◆ The request
Quote every line as written. Omit pictures.

- - - -

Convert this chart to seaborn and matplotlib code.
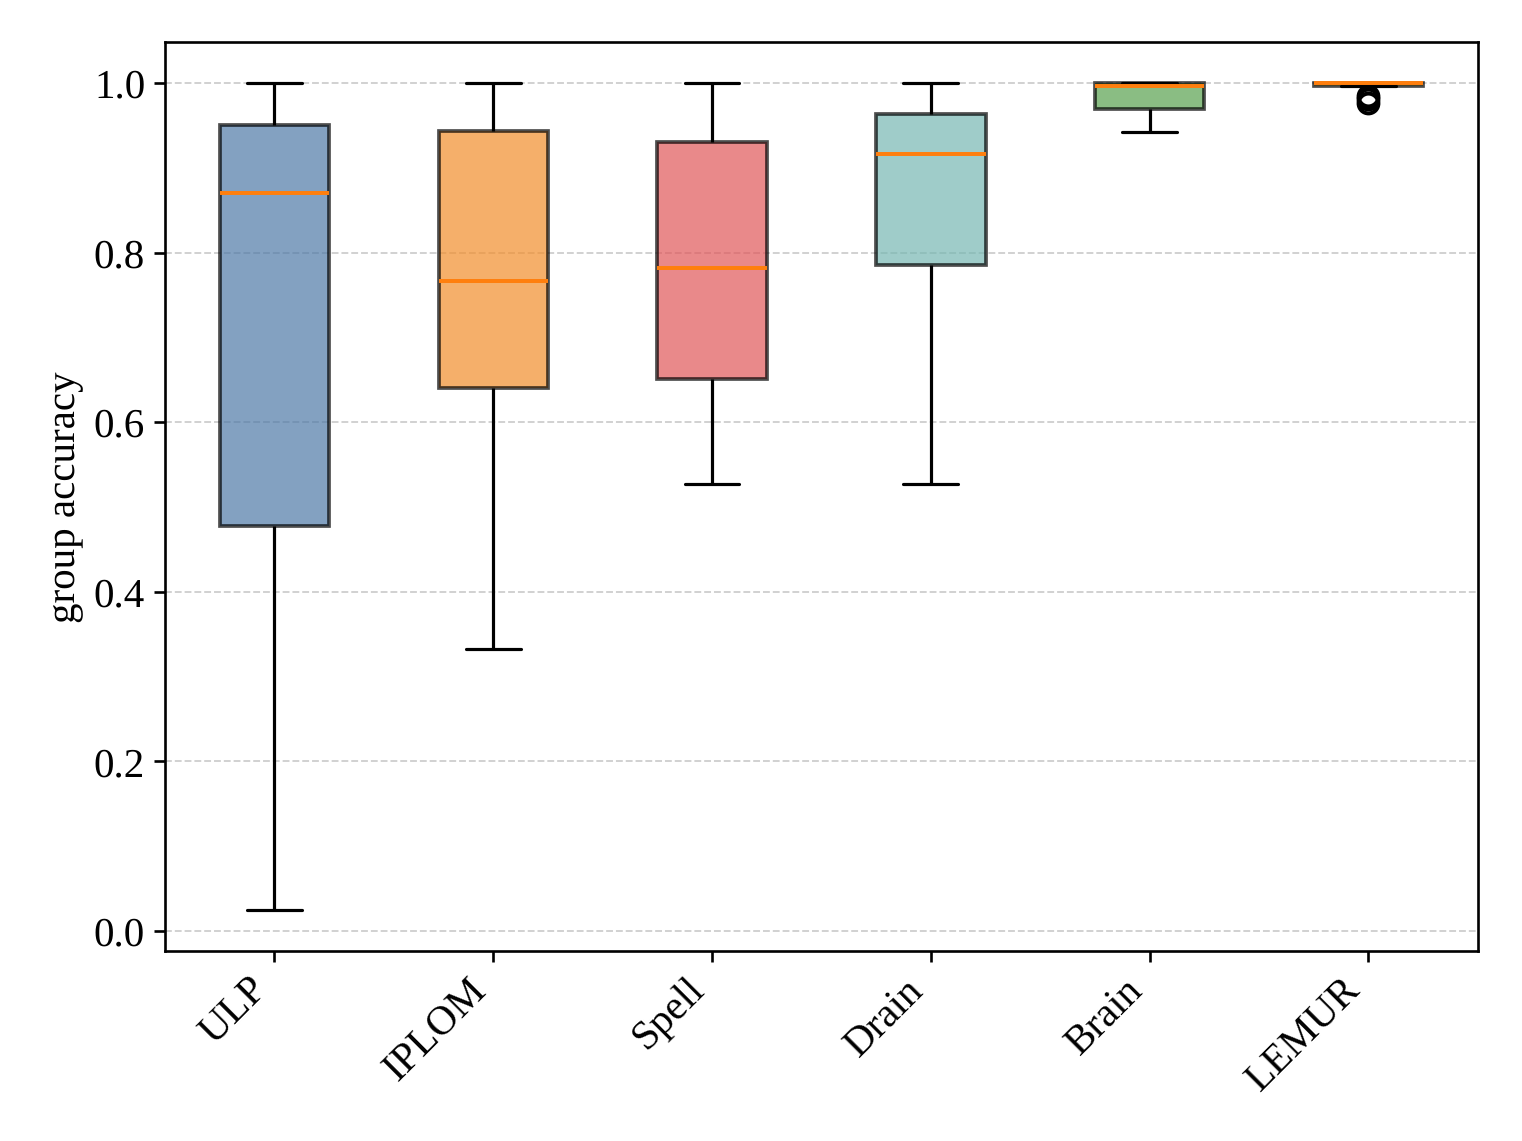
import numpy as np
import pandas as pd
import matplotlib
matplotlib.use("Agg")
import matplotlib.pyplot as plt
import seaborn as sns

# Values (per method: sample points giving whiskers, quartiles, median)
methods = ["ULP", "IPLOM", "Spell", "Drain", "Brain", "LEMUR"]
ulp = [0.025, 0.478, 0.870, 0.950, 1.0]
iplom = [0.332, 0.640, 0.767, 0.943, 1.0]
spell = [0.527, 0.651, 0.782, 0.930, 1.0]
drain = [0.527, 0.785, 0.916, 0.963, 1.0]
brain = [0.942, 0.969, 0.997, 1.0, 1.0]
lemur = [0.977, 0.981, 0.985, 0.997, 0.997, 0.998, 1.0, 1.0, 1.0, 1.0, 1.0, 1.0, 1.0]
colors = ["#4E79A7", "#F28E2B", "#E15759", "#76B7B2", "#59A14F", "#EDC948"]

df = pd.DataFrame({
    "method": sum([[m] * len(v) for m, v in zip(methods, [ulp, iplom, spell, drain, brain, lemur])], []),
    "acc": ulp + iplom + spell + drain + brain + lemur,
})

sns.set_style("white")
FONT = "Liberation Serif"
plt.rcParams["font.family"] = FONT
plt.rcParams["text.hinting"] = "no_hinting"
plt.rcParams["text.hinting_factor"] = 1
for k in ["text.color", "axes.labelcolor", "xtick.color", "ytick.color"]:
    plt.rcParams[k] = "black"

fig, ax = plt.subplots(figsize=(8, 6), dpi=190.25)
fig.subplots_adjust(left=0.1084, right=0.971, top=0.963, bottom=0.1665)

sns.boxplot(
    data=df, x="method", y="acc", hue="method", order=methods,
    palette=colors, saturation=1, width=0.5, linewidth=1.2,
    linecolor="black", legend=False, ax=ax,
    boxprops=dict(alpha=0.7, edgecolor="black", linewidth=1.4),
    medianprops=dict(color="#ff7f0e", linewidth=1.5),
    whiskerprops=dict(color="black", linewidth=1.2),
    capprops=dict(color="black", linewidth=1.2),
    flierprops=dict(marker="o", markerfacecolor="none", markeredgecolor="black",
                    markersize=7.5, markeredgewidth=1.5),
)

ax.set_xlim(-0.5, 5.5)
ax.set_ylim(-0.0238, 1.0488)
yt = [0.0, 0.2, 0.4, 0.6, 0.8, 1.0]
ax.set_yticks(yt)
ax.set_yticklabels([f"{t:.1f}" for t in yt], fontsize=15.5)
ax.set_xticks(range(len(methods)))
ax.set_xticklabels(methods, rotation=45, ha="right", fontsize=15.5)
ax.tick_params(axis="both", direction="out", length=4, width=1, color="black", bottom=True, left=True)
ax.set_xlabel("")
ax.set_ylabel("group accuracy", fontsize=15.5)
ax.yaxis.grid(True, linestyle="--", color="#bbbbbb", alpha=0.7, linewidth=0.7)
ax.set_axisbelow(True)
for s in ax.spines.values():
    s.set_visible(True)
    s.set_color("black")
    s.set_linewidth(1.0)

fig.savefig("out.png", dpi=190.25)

- - - -

◆ Written solution
Convert this chart to seaborn and matplotlib code.
import numpy as np
import pandas as pd
import matplotlib
matplotlib.use("Agg")
import matplotlib.pyplot as plt
import seaborn as sns

# Values (per method: sample points giving whiskers, quartiles, median)
methods = ["ULP", "IPLOM", "Spell", "Drain", "Brain", "LEMUR"]
ulp = [0.025, 0.478, 0.870, 0.950, 1.0]
iplom = [0.332, 0.640, 0.767, 0.943, 1.0]
spell = [0.527, 0.651, 0.782, 0.930, 1.0]
drain = [0.527, 0.785, 0.916, 0.963, 1.0]
brain = [0.942, 0.969, 0.997, 1.0, 1.0]
lemur = [0.977, 0.981, 0.985, 0.997, 0.997, 0.998, 1.0, 1.0, 1.0, 1.0, 1.0, 1.0, 1.0]
colors = ["#4E79A7", "#F28E2B", "#E15759", "#76B7B2", "#59A14F", "#EDC948"]

df = pd.DataFrame({
    "method": sum([[m] * len(v) for m, v in zip(methods, [ulp, iplom, spell, drain, brain, lemur])], []),
    "acc": ulp + iplom + spell + drain + brain + lemur,
})

sns.set_style("white")
FONT = "Liberation Serif"
plt.rcParams["font.family"] = FONT
plt.rcParams["text.hinting"] = "no_hinting"
plt.rcParams["text.hinting_factor"] = 1
for k in ["text.color", "axes.labelcolor", "xtick.color", "ytick.color"]:
    plt.rcParams[k] = "black"

fig, ax = plt.subplots(figsize=(8, 6), dpi=190.25)
fig.subplots_adjust(left=0.1084, right=0.971, top=0.963, bottom=0.1665)

sns.boxplot(
    data=df, x="method", y="acc", hue="method", order=methods,
    palette=colors, saturation=1, width=0.5, linewidth=1.2,
    linecolor="black", legend=False, ax=ax,
    boxprops=dict(alpha=0.7, edgecolor="black", linewidth=1.4),
    medianprops=dict(color="#ff7f0e", linewidth=1.5),
    whiskerprops=dict(color="black", linewidth=1.2),
    capprops=dict(color="black", linewidth=1.2),
    flierprops=dict(marker="o", markerfacecolor="none", markeredgecolor="black",
                    markersize=7.5, markeredgewidth=1.5),
)

ax.set_xlim(-0.5, 5.5)
ax.set_ylim(-0.0238, 1.0488)
yt = [0.0, 0.2, 0.4, 0.6, 0.8, 1.0]
ax.set_yticks(yt)
ax.set_yticklabels([f"{t:.1f}" for t in yt], fontsize=15.5)
ax.set_xticks(range(len(methods)))
ax.set_xticklabels(methods, rotation=45, ha="right", fontsize=15.5)
ax.tick_params(axis="both", direction="out", length=4, width=1, color="black", bottom=True, left=True)
ax.set_xlabel("")
ax.set_ylabel("group accuracy", fontsize=15.5)
ax.yaxis.grid(True, linestyle="--", color="#bbbbbb", alpha=0.7, linewidth=0.7)
ax.set_axisbelow(True)
for s in ax.spines.values():
    s.set_visible(True)
    s.set_color("black")
    s.set_linewidth(1.0)

fig.savefig("out.png", dpi=190.25)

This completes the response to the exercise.